Education

  • MA Slavic Languages and Literatures, University of Southern California, 8/2021
  • BA English, Brigham Young University, 4/2019
  • BA Russian, Brigham Young University, 4/2019
  • Summary Statement of Research Interests

    My research interests focus broadly on Russian, English, and Polish poetry from the nineteenth to twenty-first centuries. When performing close readings of texts, I am interested in whether the form of a given text undercuts or supports its expressed ideas and themes. Ecopoetry and its relationship with religion is a consistent theme in my work.
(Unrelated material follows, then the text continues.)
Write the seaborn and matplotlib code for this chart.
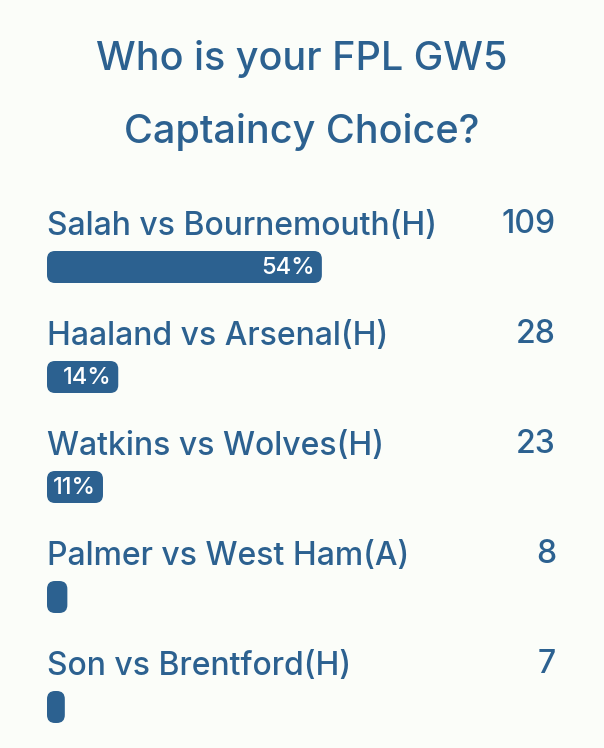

My dissertation explores the metaphysical materiality of Vladislav Khodasevich and T.S. Eliot’s poetry in the context of European Modernism. On the surface, this pairing might seem illogical. After all, Eliot is considered one of the most important English poets, if not the most important English poet of his time, whereas Khodasevich is usually overshadowed by his Symbolist forebears or by his Russian contemporaries. Scholars of Khodasevich have occasionally referred to Eliot in their works, but there has been no serious study dedicated to this pairing. Through my research, I will attempt to fill this gap. But more than that, I will argue that in spite of a stance often characterized as metaphysical, both poets inhabited a world of undeniable and inescapable materiality.

    Research Keywords

    Modernism, ecopoetry, religion, formalism, structuralism, and comparative literature.